= Ian Grant (physicist) =

British mathematical physicist (born 1930)

Ian Philip Grant, DPhil; FRS; CMath; FIMA, FRAS, FInstP (born 15 December 1930) is a British mathematical physicist. He is emeritus Professor of Mathematical Physics at the University of Oxford and was elected a fellow of the Royal Society in 1992. He is a pioneer in the field of computational physics and is internationally recognised as the principal author of GRASP, the General Relativistic Atomic Structure Program.

== Education ==
St Albans School, Hertfordshire (1939–1948). Open Scholar in Natural Science, Wadham College Oxford, MA (Mathematics) (1951). Clarendon Laboratory, University of Oxford, D.Phil. (1954).

== Career ==

Source:

UKAEA. Mathematical Physics Division, Aldermaston. Senior Scientific officer (1957–1962); Principal Scientific Officer (1962–1964).

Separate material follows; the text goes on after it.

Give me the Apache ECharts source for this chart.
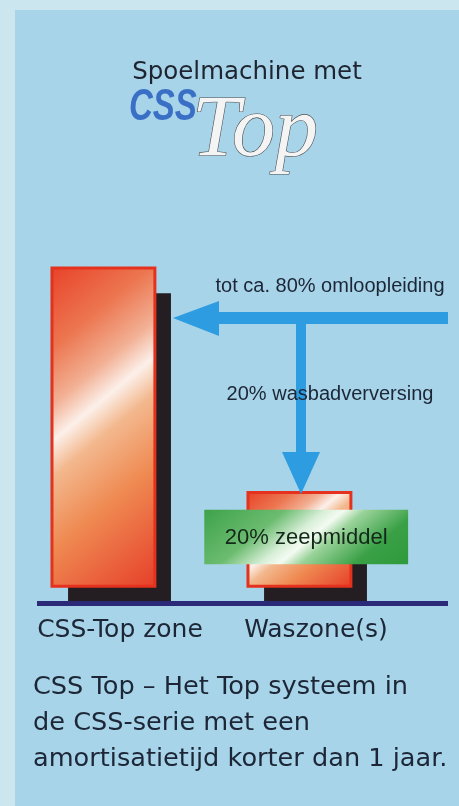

Joint Research Fellowship, Atlas Computer Laboratory (Science Research Council) and Pembroke College, Oxford (1964–1969).

Tutorial Fellow in Mathematics, Pembroke College, Oxford, now emeritus Fellow. (1969–1998)

Professor of Mathematical Physics, University of Oxford, now emeritus Professor.(1992–1998)

Visiting professor, Department of Applied Mathematics and Theoretical Physics, University of Cambridge. (2013-)

== Academic Research ==

Source:

Professor Ian Grant has made fundamental contributions to the development of the mathematical theory on relativistic effects in atomic physics, of importance for detailed studies of all atomic systems and particularly for heavy atoms and for highly ionised atoms in laboratory and astronomical plasmas. He has also been instrumental in the creation of computer codes that are used worldwide (in particular GRASP) and have had a major impact on the understanding of both the foundations of the relativistic theory of many electron systems and on the precision of theoretical interpretation of a variety of properties of atoms. Professor Grant and his co-workers extended this approach to the relativistic modelling of molecular electronic structure and the development of the BERTHA computer package. Further research work included studies of electron scattering from heavy atoms and of the structures of molecules containing heavy atoms, culminating in the creation of the DARC computer package, integrating modules designed for calculations using relativistic R-matrix approach and GRASP. He also led important earlier work on radiative transfer in stellar and planetary atmospheres.

Professor Grant's book Relativistic Quantum Theory of Atoms and Molecules: Theory and Computation reviews the field of relativistic atomic and molecular structure to the mid-2000s.